Nous avons l’habitude de séparer. Nous dissocions, notamment, vie intime et vie sociale, raison et émotions, humains et animaux… L’éthique de la considération veut, au contraire, les réunir, opérer le passage de la théorie à la pratique, de la pensée à l’action, et aider les individus à sortir du nihilisme pour préparer « l’âge du vivant ». Car « c’est dans la conscience individuelle que la société joue son destin ». Cette « considération » consiste, avant tout, à regarder avec attention ce que l’on est soi-même, ce que sont les autres vivants, et le monde commun qui nous unit.

Cet essai exigeant, dense et ambitieux, vaut d’être lu. Il convoque philosophes antiques et classiques, éthique des vertus, théorie politique, psychologie et écologie pour repenser – autour de ce « sujet élargi » attentif au « monde commun » – ces questions vitales : cause animale, environnement, démocratie. Même si on ne partage pas tous les engagements et partis pris exposés, cette tentative est trop rare pour être ignorée. Roger-Pol Droit

SEUIL

« Ethique de la considération », de Corine Pelluchon, Seuil, « L’ordre philosophique », 286 pages, 23 €.

Roman. « Ceux d’ici », de Jonathan Dee

La France a découvert Jonathan Dee avec Les Privilèges (Plon, 2011), remarquable roman au centre duquel se tenait un couple beau, riche et puissant ; à leur folle ascension, les lois de la morale et de la narration auraient voulu que succédât une chute spectaculaire, mais Jonathan Dee est un écrivain trop brillant pour céder à ce genre de facilité.

On retrouve son talent à déjouer les attentes du lecteur dans Ceux d’ici, qui s’ouvre sur une époustouflante scène située à New York, le lendemain d’un événement traumatisant jamais nommé (le 11-Septembre), et racontée à la première personne par un escroc qu’une arnaque a amené à rencontrer Mark Firth.

De ce narrateur cynique, il ne sera plus question après ce « chapitre zéro ». On suivra Mark à Howland, sa petite ville du Massachusetts, où s’installe bientôt un milliardaire, Philippe Hadi. Celui-ci va devenir maire, cristallisant les fantasmes des habitants, obsédés, à l’image de Mark, par la certitude qu’ils méritent plus qu’ils n’obtiennent, gagnés par une rancœur croissante à l’égard du monde et de leur prochain – qu’il s’agisse de leur voisin, de leur frère ou de leur épouse.

Ceux d’ici retrace sur une dizaine d’années cette montée du ressentiment intime et politique, et la dislocation, en parallèle, par Hadi, des institutions qui font la cohésion des bourgades comme Howland. C’est un roman aussi inconfortable que puissant. R. L.

PLON

« Ceux d’ici » (The Locals), de Jonathan Dee, traduit de l’anglais (Etats-Unis) par Elisabeth Peellaert, Plon, « Feux croisés », 416 pages, 21,90 €.

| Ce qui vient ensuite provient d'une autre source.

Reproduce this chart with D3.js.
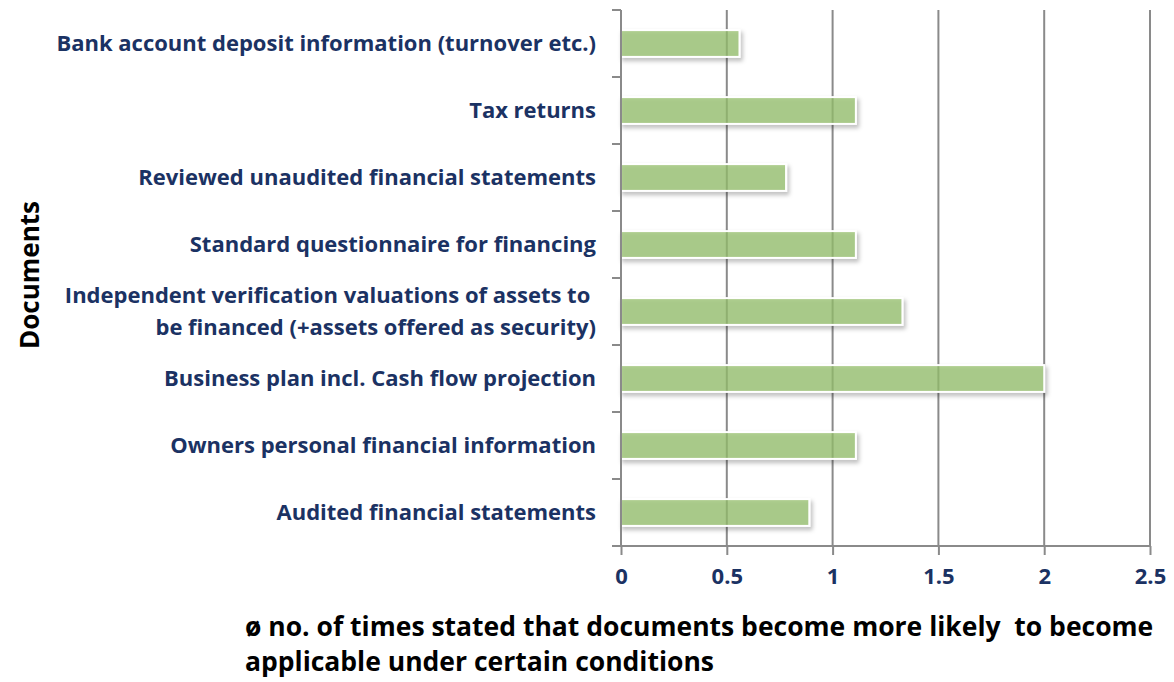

Essai. « Le Plus Beau Métier du monde », de Giulia Mensitieri

L’enquête de Giulia Mensitieri, menée de 2010 à 2014 à Paris et Bruxelles dans le cadre de sa thèse en anthropologie, lève le voile sur le monde prétendument merveilleux de la mode. Et le passionnant récit qui découle de ses rencontres avec des stylistes, des modèles, des photographes, des créateurs ou des maquilleurs laisse pantois.

Evoluant dans un milieu qui ringardise le salariat et fait l’apologie de la flexibilité, ces professionnels excentriques, arrogants et touchants ont converti leur liberté en esclavage. Le travail précaire, gratuit, les nuits blanches et les humiliations constituent leur ordinaire, le prix à payer pour « en » être.

En refermant ce livre, on peut bien sûr lui reprocher de n’accorder que trop peu de lignes à une mise en perspective plus générale de ces nouvelles formes de servitude volontaire. Mais on peut aussi se réjouir de l’élégante acuité avec laquelle l’auteure livre ses réflexions et ses observations sur cet univers surexposé et obscur. Anne Both

LA DÉCOUVERTE

« Le Plus Beau Métier du monde. Dans les coulisses de l’industrie de la mode », de Giulia Mensitieri, La Découverte, 276 pages, 22 €.